The 49ers overcame a 17-point deficit Sunday to beat the Atlanta Falcons, 28-24, before a racous but ultimately deflated crowd at the Georgia Dome.

“We continued to fight, and even through adversity we continued to fight,” linebacker Patrick Willis said in a postgame interview with Fox.

Before Sunday, the biggest comeback by a winning team in the championship game was 13 points, when Atlanta beat Minnesota in the 1998 season.

This time, the Falcons were on the other end of that situation. A week after they frittered away a 20-0 lead against Seattle in a divisional game, they couldn’t hang onto a sizeable advantage against the 49ers.

Now, the 49ers are headed to their sixth Super Bowl and first since the 1994 season. They have never lost on the NFL’s biggest stage.

Second-year quarterback Colin Kaepernick was unfazed by the early deficit, and Frank Gore ran for two touchdowns, but it was San Francisco’s defense that slammed the door.

The same unit that had problems all day getting to Atlanta quarterback Matt Ryan stopped the Falcons at the doorstep of the end zone.

With his team trailing by four points and less than two minutes to play, Ryan’s passes on third and fourth downs fell incomplete, giving the 49ers the ball back at their 10 with 1:09 remaining.

The clinching play was an incomplete pass to Roddy White on fourth and four, with Falcons fans complaining that 49ers linebacker NaVorro Bowman was draped on White’s back.

The 49ers got the ball back and were able to burn all but 13 seconds off the clock before punting.

The game – and Atlanta’s season – ended on a final reception by Julio Jones to the San Francisco 35.

Kaepernick completed 16 of 21 passes for 233 yards and a touchdown.

Ryan was 22-of-31 passing for 317 yards and three touchdowns but had an interception and a fumble in the second half.

He had a phenomenal first half in directing his team to a 24-14 lead. The Falcons quarterback completed 18 of 24 passes for 271 yards with three touchdowns and no interceptions.

The Falcons rolled up 297 yards in the first half, the most the 49ers have surrendered in an opening half since a 30-24 loss at Green Bay on Nov. 22, 2009.

For a while, it looked as if the 49ers didn’t belong in the championship game.
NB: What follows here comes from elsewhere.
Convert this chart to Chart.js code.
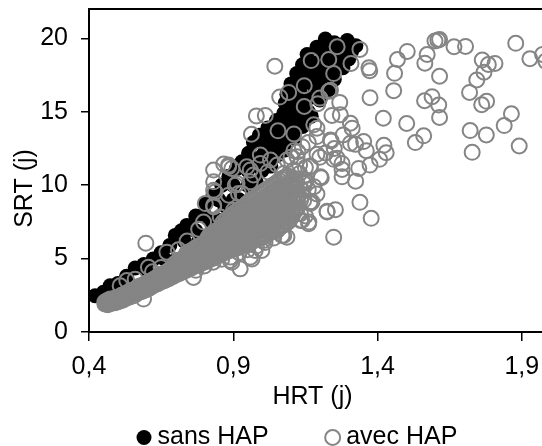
<!DOCTYPE html>
<html><head><meta charset="utf-8">
<style>html,body{margin:0;padding:0;background:#fff;overflow:hidden}canvas{display:block}</style>
<script src="https://cdn.jsdelivr.net/npm/chart.js@4"></script></head>
<body><div style="width:542px;height:446px"><canvas id="c" width="542" height="446"></canvas></div>
<script>
const xTickValues=[0.4,0.9,1.4,1.9];
const xTickLabels=['0,4','0,9','1,4','1,9'];
const yTickValues=[0,5,10,15,20];
const seriesNames=['sans HAP','avec HAP'];
const axisTitles=['HRT (j)','SRT (j)'];
const sansHap=[[.421,2.47],[.45,2.7],[.473,3.15],[.5,3.3],[.53,3.8],[.56,4.36],[.59,4.6],[.623,4.98],[.65,5.4],[.68,5.9],[.699,6.58],[.72,6.9],[.739,7.26],[.77,7.9],[.803,8.75],[.83,9.3],[.86,10],[.885,10.6],[.91,11.1],[.93,11.6],[.953,12.17],[.97,12.9],[.99,13.4],[1.02,13.9],[1.05,14.4],[1.075,14.9],[1.08,15.6],[1.086,16.2],[1.1,16.9],[1.12,17.6],[1.14,18.2],[1.156,18.9],[1.19,19.4],[1.219,19.95],[1.25,19.7],[1.295,19.85],[1.325,19.5],
[.48,2.2],[.55,3],[.62,3.8],[.7,4.9],[.78,6.2],[.85,7.6],[.92,9],[.98,10.2],[1.03,11.3],[1.08,12.4],[1.11,13.2],[1.14,14],[1.17,14.7],[1.2,15.8],[1.23,16.5],[1.25,17.2],[1.28,18],[1.3,18.6],
[.9,10],[.95,11],[1,12],[1.04,12.8],[1.08,13.8],[1.12,14.8],[1.15,15.8],[1.18,16.8],[1.2,17.6],[1.23,18.5],[1.26,19.2],[1.1,15.6],[1.13,16.5],[1.16,17.5],[1.18,18.3],[1.21,19],[1,11],[1.05,12],[.75,7],[.8,8],[.85,9],[.9,9],[.95,10],[1.02,13],[1.06,13.5],[1.1,14.2],[1.14,15.2],[1.17,16],[1.2,16.8],[1.24,17.8],[1.27,18.8],
[.97,11.6],[1.01,12.6],[1.03,12.1],[1.06,12.8],[1.09,13.2],[1.12,13.9],[1.11,16.2],[1.14,16.9],[1.17,17.2],[1.14,17.4],[1.19,18],[1.22,18],[1.16,18.4],[1.21,19.5],[1.25,19],[1.28,19.4],[1.31,19.1],[1.26,18.2],[1.22,17.2],[1.19,16.2],[1.16,15],[1.13,14.4],[1.09,14.6],[1.06,14.2],[1.02,13.4],[1.13,15.8],[1.1,15],[.87,8.6],[.82,7.6],[.77,6.9],[.73,6.2],[.66,5],[.6,4.2],[.51,2.9]];
const avecHapScattered=[[1.879,19.66],[1.928,18.61],[1.972,18.9],[1.983,18.45],[1.763,18.52],[1.784,18.22],[1.807,18.29],[1.769,17.69],[1.744,17.17],[1.719,16.32],[1.778,15.71],[1.761,15.48],[1.864,14.86],[1.839,14.06],[1.891,12.67],[1.721,13.72],[1.777,13.42],[1.728,12.24],[1.705,19.45],[1.665,19.43],[1.615,19.93],[1.609,19.88],[1.599,19.82],[1.572,18.9],[1.564,18.31],[1.615,17.42],[1.503,19.11],[1.469,18.56],[1.459,17.62],[1.456,16.44],[1.374,15.96],[1.42,14.56],[1.501,14.2],[1.563,15.75],[1.589,16.03],[1.612,15.46],[1.615,14.61],[1.56,13.36],[1.531,12.9],[1.422,12.72],[1.43,12.21],[1.407,11.76],[1.374,11.37],[1.361,12.35],[1.352,12.97],[1.324,12.78],[1.306,12.85],[1.281,13.42],[1.306,14.22],[1.312,13.88],[1.271,14.79],[1.242,14.75],[1.269,15.64],[1.193,15.55],[1.2,15.93],[1.231,16.39],[1.248,17.6],[1.37,17.99],[1.373,17.8],[1.339,19.25],[1.308,18.29],[1.26,19.43],[1.231,18.56],[1.17,18.49],[1.146,16.78],[1.146,15.36],[1.179,14.11],[1.19,13.88],[1.19,13.31],[1.239,13.01],[1.26,11.83],[1.277,11.48],[1.277,10.57],[1.324,10.27],[1.335,11.14],[1.277,11.07],[1.248,11.76],[1.167,11.3],[1.205,10.5],[1.339,8.83],[1.378,7.74],[1.254,8.33],[1.225,8.22],[1.167,8.86],[1.161,7.37],[1.248,6.46],[1.146,10.11],[1.138,9.66],[1.144,8.97],[1.133,8.06],[1.138,7.6],
[1.044,18.1],[1.061,16],[1.092,16.32],[1.237,16.46],[.98,14.72],[1.011,14.75],[.963,13.47],[1.055,13.7],[1.11,13.49],[1.237,13.08],[1.11,12.35],[1.124,12.28],[1.139,12.62],[.994,12.05],[.994,11.48],[1.029,11.71],[1.202,10.57],[1.15,10.23],[.832,11.03],[.867,11.44],[.884,11.37],[.895,11.14],[.832,10.23],[.837,9.54],[.913,10.11],[.947,11.25],[.959,10.23],
[.597,6.05],[.67,5.44],[.606,4.41],[.531,3.5],[.508,3.15],[.589,2.24],[.762,3.72],[.924,4.3],[.895,4.75],[.965,4.98],[.999,5.55],[1.069,6.58],[1.086,6.46],[1.162,7.49],[1.167,8.75],[1.225,8.18],[.797,7.49],[.832,8.52],[.803,8.75],[.884,9.32],[.907,10],[.93,9.43],
[.832,9.66],[.884,11.26],[.959,11.03],[.918,9.43],[.832,8.63],[.855,7.83],[.901,8.29],[1.167,11.26],[1.144,10.12],[1.173,8.86],[1.133,7.6],[1.075,6.58],[1.052,6.92],[.959,5.09],[.89,4.87],[.976,5.55],[1.005,6.24],[1.115,9.43],[1.133,8.98],[1.121,8.4],[1.098,8.06],[1.11,11.03],[1.075,10.8],[1.052,11.37],[1.086,11.72],[1.121,11.94],[1.15,10.35],[1.092,7.83],[1.063,7.26],[.97,10.7],[1.02,10.9],[1.15,11.2],[1.19,12.1],[1.22,12.2],[1.25,12.5],[1.16,12.9],[1.2,11.9],[1.13,11.4],[1.1,11.9],[1.18,9.9],[1.14,9.3],[1.16,9.7],[1.13,10.8],[1.15,7.9],[1.19,9.4],[.78,7],[.74,6.2],[.71,5.6],[.65,4.4],[.56,3.6],[.62,4.1],[.6,2.9]];
const avecHapBandRows=[[.455,1.9,2.05],[.465,1.85,2,2.15],[.475,1.95,2.1,2.25],[.49,2,2.15,2.3],[.505,2.1,2.25,2.4],[.52,2.2,2.4,2.55],[.535,2.35,2.5,2.7],[.55,2.45,2.65,2.85],[.565,2.6,2.8,3],[.58,2.75,2.95,3.15],[.595,2.9,3.05,3.3],[.61,3,3.25,3.45],[.625,3.2,3.4,3.6],[.64,3.3,3.55,3.8],[.655,3.45,3.7,3.95],[.67,3.6,3.85,4.1],[.685,3.75,4,4.3],[.7,3.9,4.15,4.45,4.7],[.715,4,4.3,4.6,4.9],[.73,4.15,4.45,4.75,5.05],[.745,4.3,4.6,4.9,5.2,5.45],[.76,4.45,4.75,5.05,5.35,5.6],[.775,4.55,4.85,5.15,5.5,5.8],[.79,4.7,5,5.3,5.6,5.95],[.805,4.8,5.15,5.45,5.8,6.1],[.82,4.95,5.3,5.6,5.95,6.3,6.6],[.835,5.1,5.45,5.8,6.15,6.5,6.85],[.85,5.25,5.6,5.95,6.3,6.65,7],[.865,5.35,5.75,6.1,6.5,6.85,7.2,7.5],[.88,5.5,5.9,6.3,6.7,7.05,7.4,7.7],[.895,5.6,6,6.45,6.85,7.25,7.6,7.95],[.91,5.7,6.15,6.6,7,7.4,7.8,8.2],[.925,5.85,6.3,6.75,7.2,7.6,8,8.4],[.94,6,6.45,6.9,7.35,7.75,8.2,8.6],[.955,6.1,6.6,7.05,7.5,8,8.4,8.85],[.97,6.2,6.7,7.2,7.7,8.15,8.6,9.05],[.985,6.35,6.85,7.35,7.85,8.35,8.8,9.3],[1,6.5,7,7.5,8,8.5,9,9.5],[1.015,6.6,7.15,7.65,8.15,8.65,9.2,9.7],[1.03,6.8,7.3,7.8,8.3,8.85,9.4,9.9],[1.045,6.95,7.45,8,8.5,9.05,9.55,10.1],[1.06,7.1,7.6,8.15,8.7,9.2,9.75,10.3],[1.075,7.3,7.8,8.35,8.9,9.4,9.9,10.5],[1.09,7.5,8.1,8.6,9.1,9.6,10.1,10.6],[1.105,7.9,8.5,9,9.5,10,10.4],[1.12,8.4,9.1,9.7,10.2],
[.46,1.95,2.1],[.47,1.9,2.05,2.2],[.483,2,2.2],[.498,2.05,2.2,2.35],[.513,2.15,2.3,2.5],[.528,2.3,2.45,2.6],[.543,2.4,2.6,2.75],[.558,2.5,2.7,2.9],[.573,2.7,2.9,3.1],[.588,2.8,3,3.2],[.603,2.95,3.15,3.35],[.618,3.1,3.3,3.5],[.633,3.25,3.45,3.7],[.648,3.4,3.6,3.85],[.663,3.5,3.75,4],[.678,3.65,3.9,4.2],[.693,3.8,4.1,4.35,4.55],[.708,3.95,4.2,4.5,4.8],[.723,4.1,4.35,4.65,4.95],[.738,4.2,4.5,4.8,5.1,5.35],[.753,4.35,4.65,4.95,5.25,5.5],[.768,4.5,4.8,5.1,5.4,5.7],[.783,4.6,4.95,5.2,5.5,5.85],[.798,4.75,5.05,5.35,5.7,6],[.813,4.9,5.2,5.5,5.85,6.2,6.45],[.828,5,5.35,5.7,6.05,6.4,6.7],[.843,5.15,5.5,5.85,6.2,6.55,6.9],[.858,5.3,5.65,6,6.4,6.75,7.1],[.873,5.45,5.8,6.2,6.6,6.95,7.3,7.6],[.888,5.55,5.95,6.35,6.75,7.15,7.5,7.85],[.903,5.65,6.05,6.5,6.9,7.3,7.7,8.1],[.918,5.75,6.2,6.65,7.1,7.5,7.9,8.3],[.933,5.9,6.35,6.8,7.25,7.7,8.1,8.5],[.948,6.05,6.5,7,7.4,7.85,8.3,8.75],[.963,6.15,6.65,7.15,7.6,8.05,8.5,8.95],[.978,6.3,6.8,7.25,7.75,8.25,8.7,9.2],[.993,6.4,6.9,7.45,7.95,8.4,8.9,9.4],[1.008,6.55,7.1,7.6,8.1,8.6,9.1,9.6],[1.023,6.7,7.25,7.75,8.25,8.75,9.3,9.8],[1.038,6.85,7.4,7.9,8.4,8.95,9.45,10],[1.053,7.05,7.55,8.1,8.6,9.15,9.65,10.2],[1.068,7.2,7.7,8.25,8.8,9.3,9.85,10.4],[1.083,7.4,7.95,8.5,9,9.5,10,10.55],[1.098,7.7,8.3,8.8,9.3,9.8,10.25],[1.113,8.2,8.8,9.35,9.9,10.3],
[.77,4.2],[.8,4.5],[.83,4.75],[.86,4.95],[.89,5.1],[.92,5.4],[.95,5.6],[.98,5.85],[1.01,6.1],[1.04,6.4]];
const avecHap=avecHapScattered.concat(avecHapBandRows.flatMap(r=>r.slice(1).map(y=>[r[0],y])));
const toPts=a=>a.map(p=>({x:p[0],y:p[1]}));
const FONT='"Liberation Sans", Arial, sans-serif';
function shiftTitle(scale,dx,dy){if(scale._shifted)return;const d=scale.drawTitle;scale.drawTitle=function(){const g=this.ctx;g.save();g.translate(dx,dy);d.call(this);g.restore();};scale._shifted=true;}
const layoutFix={id:'layoutFix',
 beforeLayout(c){const l=c.legend;if(!l._wrapped){const f=l.fit;l.fit=function(){f.call(this);this.height=30;};l._wrapped=true;}},
 afterLayout(c){const l=c.legend;l.left=80;l.top=362;l.right=542;l.bottom=446;shiftTitle(c.scales.x,-3,0);shiftTitle(c.scales.y,0,18);},
 afterDatasetsDraw(c){const g=c.ctx,a=c.chartArea;g.save();g.strokeStyle='#000';g.lineWidth=2;g.beginPath();g.moveTo(a.left,a.top);g.lineTo(a.right,a.top);g.stroke();g.restore();}};
new Chart(document.getElementById('c'),{type:'scatter',
 data:{datasets:[
  {label:seriesNames[0],data:toPts(sansHap),order:2,pointRadius:7.5,borderWidth:0,backgroundColor:'#000',borderColor:'#000'},
  {label:seriesNames[1],data:toPts(avecHap),order:1,pointRadius:7.5,borderWidth:2,backgroundColor:'rgba(255,255,255,0)',borderColor:'#858585'}
 ]},
 plugins:[layoutFix],
 options:{responsive:false,animation:false,
  layout:{autoPadding:false,padding:{top:9,left:0,right:0,bottom:0}},
  plugins:{tooltip:{enabled:false},
   legend:{position:'bottom',align:'start',labels:{usePointStyle:true,boxWidth:2,boxHeight:10.6,padding:63,color:'#000',font:{family:FONT,size:25},sort:(a,b)=>a.datasetIndex-b.datasetIndex}}},
  scales:{
   x:{type:'linear',min:0.4,max:1.97,
    afterBuildTicks(s){s.ticks=xTickValues.map(v=>({value:v}));},
    afterFit(s){s.height=84;s.paddingRight=0;s.paddingLeft=0;},
    grid:{drawOnChartArea:false,color:'#000',lineWidth:1.5,tickLength:9},
    border:{display:true,color:'#000',width:2},
    ticks:{color:'#000',autoSkip:false,maxRotation:0,padding:11,font:{family:FONT,size:25},callback(v){return xTickLabels[xTickValues.indexOf(v)];}},
    title:{display:true,text:axisTitles[0],color:'#000',padding:{top:0,bottom:4},font:{family:FONT,size:25}}},
   y:{type:'linear',min:0,max:22,
    afterBuildTicks(s){s.ticks=yTickValues.map(v=>({value:v}));},
    afterFit(s){s.width=89;s.paddingTop=0;s.paddingBottom=0;},
    grid:{drawOnChartArea:false,color:'#000',lineWidth:1.5,tickLength:8},
    border:{display:true,color:'#000',width:2},
    ticks:{color:'#000',padding:13,font:{family:FONT,size:25}},
    title:{display:true,text:axisTitles[1],color:'#000',padding:{top:10,bottom:0},font:{family:FONT,size:25}}}
  }}});
</script></body></html>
They were held to minus-2 yards in the first quarter, failed to pick up a first down, and couldn’t stop Atlanta’s offense.

By the first play of the second quarter — a flawless pass from Ryan to Julio Jones in the corner of the end zone — the Falcons had a 17-0 lead and a deafening home crowd.

As Seattle did a week earlier, the 49ers eventually woke up and began moving the ball.

On its first possession of the second quarter, San Francisco assembled a touchdown drive behind the running of Gore, and key catches by Randy Moss, Michael Crabtree and Vernon Davis. The longest was by Davis, who had a reception of 22 yards on third and seven.

LaMichael James finished that drive with a 15-yard touchdown run around the right side.

That was the half of a one-two punch by the 49ers, who then followed Atlanta’s three-and-out with another touchdown drive.

Fueling that march were completions of 19 and 25 yards to Davis, sandwiching a 23-yard dash up the sideline by Kaepernick. When the second-year quarterback ran a play-action fake and found Davis wide open for a 4-yard touchdown, the 49ers had trimmed the lead to 17-14.

The Falcons battled back, however, answering with an 80-yard touchdown drive that almost consumed the remainder of the second quarter.

Ryan, who wasn’t sacked in the half, picked apart San Francisco’s secondary, capping the drive with a 10-yard touchdown pass to Tony Gonzalez.